Ce problême de la voûte carrable faisait partie d'un ouvrage que Viviani donna la même année 1692, intitulé : la struttura, e quadratura esatta dell' intero, e delle parti d'un nuovo Cielo ammirabile, el uno degli antichi, delle volte regolari degli architetti. Il traite, tant en géomètre qu'en architecte, des voûtes anciennes des Romains, et d'une voûte nouvelle qu'il avait inventée, et qu'il nommait Florentine. Il avait souvent rappelé la géométrie à l'usage des arts, et il en préférait l'utilité à une excessive sublimité.

Il ne regardait que comme des distractions importunes tout ce qui l'empêchait de songer à l'Aristée qu'il destinait au roi, dont il recevait toujours des bienfaits, et les bienfaits les plus glorieux qu'il reçût. En 1699, il en reçut encore un qui mit le comble à sa reconnaissance. Sa majesté l'agréa pour l'un des

huit associés étrangers de l'académie, selon le réglement qui venait d'être donné. Il sentit bien, et par le mérite, et par le petit nombre de ses collègues, de quel prix était cette place; et il en reprit avec plus de vivacité, comme il a déclaré lui-même, sa divination sur Aristée. Enfin, il en publia trois livres en 1701, et les dédia au roi par une inscription en style lapidaire, où les français ont le plaisir de voir un étranger parler comme eux. Cet ouvrage est plein de recherches fort profondes sur les coniques; et apparemment il serait à souhaiter, pour son honneur, qu'Aristée pût ressusciter, comme fit Apollonius.

Viviani n'avait pas cru que par ce traité adressé au roi, il pût satisfaire à ce qu'il lui devait. De la pension qu'il recevait de sa majesté, il en avait acheté à Florence une maison, qu'il avait fait rebâtir sur un dessin très-agréable, et aussi magnifique qu'il pouvait convenir à un particulier. Cette maison s'appelle Edes à deo datæ, et porte ce titre sur son frontispice; allusion heureuse, et au premier nom qu'on a donné au roi, et à la manière dont elle a été acquise. Une reconnaissance ingénieuse et difficile à contenter, n'a pu rien imaginer de plus nouveau et de plus noble qu'un pareil monument. Viviani, si digne par son savoir et par ses talens de recevoir les bienfaits du roi, s'en rendait encore plus digne par l'usage qu'il en faisait après les avoir reçus.

Galilée n'a pas été oublié dans le plan de cette maison. Son buste est sur la porte, et son éloge, ou plutôt toute l'histoire de sa vie, dans les places ménagées exprès; et Viviani, pour répandre dans le monde un monument qui de lui-même n'était que durable, en a fait faire des estampes qu'il a mises à la fin de sa divination sur Aristée.

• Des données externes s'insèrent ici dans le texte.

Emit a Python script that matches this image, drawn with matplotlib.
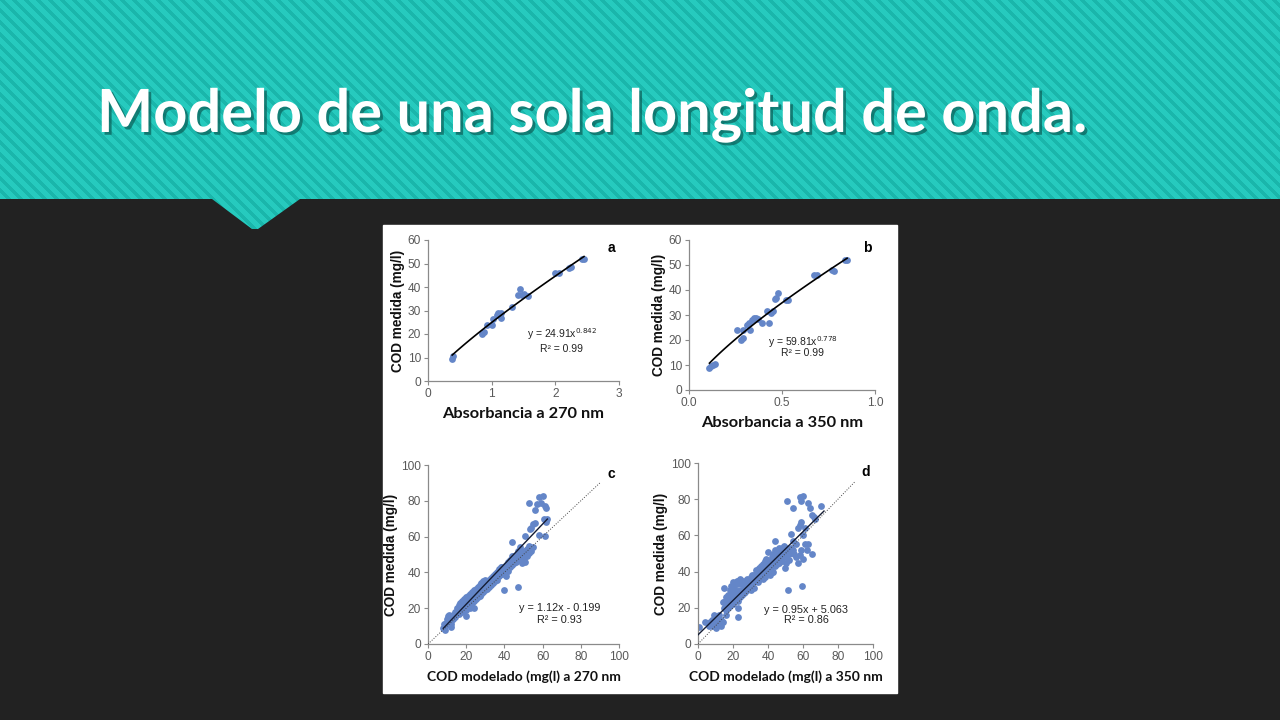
import numpy as np
import matplotlib.pyplot as plt
import matplotlib.patheffects as pe
from matplotlib.patches import Polygon, Rectangle


# Datos ---------------------------------------------------------------
TITLE = 'Modelo de una sola longitud de onda.'

a_x = [0.38, 0.40, 0.85, 0.88, 0.92, 1.00, 1.02, 1.08, 1.10, 1.12, 1.15, 1.15,
       1.32, 1.42, 1.45, 1.47, 1.50, 1.57, 2.00, 2.05, 2.22, 2.25, 2.42, 2.45]
a_y = [9.5, 10.5, 20, 21, 24, 24, 26.5, 28, 29, 28, 27, 29,
       31.5, 36.5, 39, 36.5, 37, 36, 46, 46, 48, 48.5, 52, 52]
a_fit = (24.91, 0.842)

b_x = [0.11, 0.12, 0.13, 0.14, 0.26, 0.28, 0.29, 0.29, 0.31, 0.32, 0.33, 0.34,
       0.35, 0.36, 0.37, 0.39, 0.42, 0.43, 0.44, 0.45, 0.46, 0.47, 0.48, 0.52,
       0.53, 0.67, 0.69, 0.77, 0.78, 0.84, 0.85]
b_y = [9, 9.5, 10, 10.5, 24, 20, 21, 24, 26, 27, 24, 28,
       29, 29, 28.5, 27, 31.5, 27, 31, 31.5, 36.5, 37, 39, 36,
       36, 46, 46, 48, 47.5, 52, 52]
b_fit = (59.81, 0.778)

c_points = [(8, 9), (8.5, 11), (9, 10), (9.5, 12), (10, 11), (10, 14), (10.5, 15.5),
            (11, 16), (11, 12), (11.5, 10.5), (12, 11), (12, 13), (12.5, 15), (13, 14),
            (15, 20), (16, 17), (16, 22), (17, 21), (17, 23), (18, 20), (18, 22), (18, 24),
            (19, 21), (19, 23), (19, 25), (19.7, 15.5), (20, 22), (20, 24), (20, 26),
            (21, 23), (21, 25), (21, 27), (22, 24), (22, 26), (22, 28), (23, 25), (23, 27),
            (23, 29), (24, 20), (24, 26), (24, 28), (24, 30), (25, 27), (25, 29), (25, 31),
            (26, 28), (26, 30), (26, 32), (27, 29), (27, 31), (27, 33), (28, 30), (28, 32),
            (28, 34), (29, 31), (29, 33), (29, 35), (30, 32), (30, 34), (30, 36), (31, 33),
            (31, 35), (32, 34), (32, 36), (33, 35), (33, 37), (34, 36), (34, 38), (35, 37),
            (35, 39), (36, 36), (36, 40), (37, 38), (37, 42), (38, 39), (38, 43), (39, 41),
            (40, 30.3), (40, 40), (40, 42), (41, 38), (41, 44), (42, 44), (42, 41), (43, 45),
            (43, 47), (44, 46), (44, 57), (45, 47), (45, 49), (46, 46), (46, 50), (47, 32),
            (47, 48), (47, 52), (48, 47), (48, 51), (48, 54), (49, 45), (49, 50), (50, 48),
            (50, 52), (51, 46), (51, 60.5), (52, 49), (52, 53), (53, 51), (53, 55),
            (53.5, 64), (54, 52), (54, 65), (55, 67), (56, 67.5), (56, 75), (53, 79),
            (57, 78), (58, 82), (58, 61), (59, 79), (60, 82.5), (60.5, 70), (61, 77),
            (61.5, 60.5), (62, 76), (62, 68), (62.5, 70),
            (14, 18), (15, 17), (16, 19), (17, 19), (18, 18), (19, 19), (20, 21), (21, 21),
            (22, 22), (23, 23), (24, 24), (25, 25), (26, 26), (27, 27), (28, 28), (29, 29),
            (30, 30), (31, 31), (32, 32), (33, 33), (34, 34), (36, 38), (38, 41), (39, 43),
            (41, 42), (43, 43), (44, 49), (45, 45), (46, 48), (48, 49), (49, 48), (50, 50),
            (52, 51), (53, 52), (55, 54), (44, 44), (42, 46), (41, 40), (39, 39), (37, 40),
            (35, 35), (20, 19), (22, 20), (13, 16), (14, 15), (9, 8), (12, 9.5)]
c_fit = (1.12, -0.199)
c_range = (8, 62.5)

d_points = [(0.5, 9.5), (4, 12), (6, 10), (7, 12), (8, 10), (9, 14), (9, 16), (10, 12),
            (10, 9), (11, 11), (12, 13), (12, 16), (13, 10), (14, 12), (14, 23), (15, 20),
            (15, 31), (16, 22), (16, 26), (17, 24), (17, 27), (18, 21), (18, 25), (18, 30),
            (19, 23), (19, 27), (19, 29), (20, 22), (20, 25), (20, 28), (20, 31), (21, 24),
            (21, 27), (21, 30), (22, 26), (22, 29), (22, 33), (23, 15), (23, 20), (23, 24),
            (23, 28), (23, 35), (24, 26), (24, 30), (24, 34), (25, 27), (25, 29), (25, 33),
            (26, 28), (26, 31), (27, 29), (27, 32), (28, 30), (28, 34), (29, 31), (29, 35),
            (30, 30), (30, 33), (31, 32), (31, 35), (32, 31), (32, 34), (33, 35), (33, 37),
            (34, 34), (34, 38), (35, 36), (35, 40), (36, 37), (36, 40), (37, 36), (37, 39),
            (38, 37), (38, 42), (39, 39), (39, 44), (40, 41), (40, 45), (40, 51), (41, 38),
            (41, 46), (42, 43), (42, 48), (43, 40), (43, 45), (43, 50), (44, 46), (44, 52),
            (44, 57), (45, 44), (45, 50), (46, 48), (46, 53), (47, 47), (47, 52), (48, 46),
            (48, 50), (49, 49), (49, 54), (49.5, 42), (50, 45), (50, 48), (51, 52),
            (51.5, 30), (52, 46.5), (52, 50), (53, 53), (53, 60.5), (54, 52), (54, 57),
            (54, 75), (51, 79), (55, 50), (56, 48), (56, 55), (57, 45), (57, 64), (58, 49),
            (58, 66), (58, 81), (59, 52), (59, 67.5), (59, 79), (59.5, 32), (60, 47),
            (60, 60), (60, 82), (61, 55), (61, 64), (62, 52), (63, 55), (63, 78), (64, 75),
            (65, 50), (65, 71), (66, 70), (67, 69), (70.5, 76.5),
            (15, 23), (16, 19), (17, 20), (18, 27), (19, 32), (20, 34), (21, 33), (22, 35),
            (24, 36), (25, 35), (26, 34), (27, 35), (28, 36), (29, 33), (30, 37), (31, 38),
            (32, 38), (33, 41), (34, 41), (35, 42), (36, 43), (37, 44), (38, 46), (39, 47),
            (41, 43), (42, 40), (44, 43), (46, 45), (47, 50), (48, 53), (50, 53), (12, 11),
            (11, 14), (13, 13), (8, 13), (10, 15), (16, 16)]
d_fit = (0.95, 5.063)
d_range = (0, 72)

DOT = '#6486c8'
TXT = '#595959'
FIT = '#141c33'


# Fondo de la diapositiva -----------------------------------------------
fig = plt.figure(figsize=(12.8, 7.2), dpi=100)
bg = fig.add_axes([0, 0, 1, 1])
bg.set_xlim(0, 1280)
bg.set_ylim(720, 0)
bg.axis('off')
bg.add_patch(Rectangle((0, 0), 1280, 720, color='#222222', zorder=0))

# cabecera rayada con la punta
yy, xx = np.mgrid[0:232, 0:1280]
stripes = ((xx - yy) % 12) < 5
img = np.zeros((232, 1280, 3))
img[:] = np.array([38, 202, 190]) / 255
img[stripes] = np.array([26, 182, 171]) / 255
head = Polygon([(0, 0), (1280, 0), (1280, 199), (300, 199), (258, 229),
                (252, 229), (212, 199), (0, 199)], closed=True,
               facecolor='none', edgecolor='none')
bg.add_patch(head)
im = bg.imshow(img, extent=[0, 1280, 232, 0], zorder=1, interpolation='nearest')
im.set_clip_path(head)
bg.set_xlim(0, 1280)
bg.set_ylim(720, 0)

title = bg.text(97, 132, TITLE, color='white', fontsize=39, fontweight='bold',
                family='Lato', va='baseline', ha='left', zorder=3,
                path_effects=[pe.SimplePatchShadow(offset=(2, -2),
                                                   shadow_rgbFace='#0b5e57',
                                                   alpha=0.7), pe.Normal()])
# ajustar el ancho del titulo (~988 px)
r = fig.canvas.get_renderer()
w = title.get_window_extent(renderer=r).width
title.set_fontsize(39 * 988 / w)

# panel blanco con las graficas
bg.add_patch(Rectangle((383, 225), 514, 468, color='white', zorder=2))


def px_axes(x0, y0, x1, y1):
    return fig.add_axes([x0 / 1280, 1 - y1 / 720, (x1 - x0) / 1280, (y1 - y0) / 720])


def style(ax, xlabel, ylabel, letter, xlab_font):
    for s in ['top', 'right']:
        ax.spines[s].set_visible(False)
    for s in ['left', 'bottom']:
        ax.spines[s].set_color('#8a8a8a')
        ax.spines[s].set_linewidth(0.9)
    ax.tick_params(direction='out', length=3, width=0.8, color='#8a8a8a',
                   labelsize=8.6, labelcolor=TXT, pad=2)
    for t in ax.get_xticklabels() + ax.get_yticklabels():
        t.set_family('Liberation Sans')
    ax.set_xlabel(xlabel, fontsize=xlab_font, fontweight='bold', family='Lato',
                  color='#111111', labelpad=5)
    ax.set_ylabel(ylabel, fontsize=9.8, fontweight='bold', family='Liberation Sans',
                  color='#111111', labelpad=2)
    ax.text(0.96, 0.99, letter, transform=ax.transAxes, fontsize=10,
            fontweight='bold', family='Liberation Sans', ha='center', va='top')
    ax.set_facecolor('white')


# grafica a
ax = px_axes(428, 240, 619, 381)
ax.scatter(a_x, a_y, s=24, color=DOT, zorder=2, linewidths=0)
xf = np.linspace(min(a_x), max(a_x), 60)
ax.plot(xf, a_fit[0] * xf ** a_fit[1], color='black', lw=1.2, zorder=3)
ax.set_xlim(0, 3)
ax.set_ylim(0, 60)
ax.set_xticks([0, 1, 2, 3])
ax.set_yticks(range(0, 61, 10))
style(ax, 'Absorbancia a 270 nm', 'COD medida (mg/l)', 'a', 11.8)
ax.text(0.70, 0.33, 'y = 24.91x$^{0.842}$', transform=ax.transAxes, fontsize=7.5,
        ha='center', va='center', color='#222222', family='Liberation Sans')
ax.text(0.70, 0.23, 'R² = 0.99', transform=ax.transAxes, fontsize=7.5,
        ha='center', va='center', color='#222222', family='Liberation Sans')

# grafica b
ax = px_axes(689, 240, 875, 390)
ax.scatter(b_x, b_y, s=24, color=DOT, zorder=2, linewidths=0)
xf = np.linspace(min(b_x), max(b_x), 60)
ax.plot(xf, b_fit[0] * xf ** b_fit[1], color='black', lw=1.2, zorder=3)
ax.set_xlim(0, 1)
ax.set_ylim(0, 60)
ax.set_xticks([0, 0.5, 1.0])
ax.set_xticklabels(['0.0', '0.5', '1.0'])
ax.set_yticks(range(0, 61, 10))
style(ax, 'Absorbancia a 350 nm', 'COD medida (mg/l)', 'b', 11.8)
ax.text(0.61, 0.32, 'y = 59.81x$^{0.778}$', transform=ax.transAxes, fontsize=7.5,
        ha='center', va='center', color='#222222', family='Liberation Sans')
ax.text(0.61, 0.25, 'R² = 0.99', transform=ax.transAxes, fontsize=7.5,
        ha='center', va='center', color='#222222', family='Liberation Sans')

# grafica c
cx = [p[0] for p in c_points]
cy = [p[1] for p in c_points]
ax = px_axes(428, 465, 619, 644)
ax.scatter(cx, cy, s=24, color=DOT, zorder=2, linewidths=0)
ax.plot([0, 90], [0, 90], color='#444444', lw=0.7, ls=':', zorder=3)
xf = np.array(c_range)
ax.plot(xf, c_fit[0] * xf + c_fit[1], color=FIT, lw=1.0, zorder=3)
ax.set_xlim(0, 100)
ax.set_ylim(0, 100)
ax.set_xticks(range(0, 101, 20))
ax.set_yticks(range(0, 101, 20))
style(ax, 'COD modelado (mg(l) a 270 nm', 'COD medida (mg/l)', 'c', 10)
ax.text(0.69, 0.20, 'y = 1.12x - 0.199', transform=ax.transAxes, fontsize=7.8,
        ha='center', va='center', color='#222222', family='Liberation Sans')
ax.text(0.69, 0.134, 'R² = 0.93', transform=ax.transAxes, fontsize=7.8,
        ha='center', va='center', color='#222222', family='Liberation Sans')

# grafica d
dx = [p[0] for p in d_points]
dy = [p[1] for p in d_points]
ax = px_axes(698, 463, 873, 644)
ax.scatter(dx, dy, s=24, color=DOT, zorder=2, linewidths=0)
ax.plot([0, 90], [0, 90], color='#444444', lw=0.7, ls=':', zorder=3)
xf = np.array(d_range)
ax.plot(xf, d_fit[0] * xf + d_fit[1], color=FIT, lw=1.0, zorder=3)
ax.set_xlim(0, 100)
ax.set_ylim(0, 100)
ax.set_xticks(range(0, 101, 20))
ax.set_yticks(range(0, 101, 20))
style(ax, 'COD modelado (mg(l) a 350 nm', 'COD medida (mg/l)', 'd', 10)
ax.text(0.62, 0.19, 'y = 0.95x + 5.063', transform=ax.transAxes, fontsize=7.8,
        ha='center', va='center', color='#222222', family='Liberation Sans')
ax.text(0.62, 0.13, 'R² = 0.86', transform=ax.transAxes, fontsize=7.8,
        ha='center', va='center', color='#222222', family='Liberation Sans')

plt.savefig('out.png', dpi=100)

La préface de ce livre est encore pleine, ou de sa reconnaissance pour différentes personnes, ou de la justice qu'il rend à tous les grands géomètres de ce siècle, et qu'il leur rend, pour ainsi dire, du fond de son cœur. Il parle ayec beaucoup d'éloges des abbés Gradi et de Angelis; de Sluse, Huyghens, Wallis, David Grégori, surtout de Leibnitz, qu'il appelle Phénix des esprits, et pour tout dire, second Galilée, dont il apprend que - les découvertes presque divines ont beaucoup servi à l'illustre marquis de l'Hôpital son ami, aux Bernoulli, et à plusieurs autres grands hommes. Il est facile de juger qu'avec de pareilles dispositions, quoiqu'il eût été nourri dans l'ancienne géométrie, et qu'il fût d'un pays si plein d'esprit, il aurait reçu sans répugnance, s'il eût vécu plus long-temps, la nouvelle géométrie du septentrion, et l'on peut regretter que ces lumières, si dignes de son génie, ne soient pas parvenues jusqu'à lui.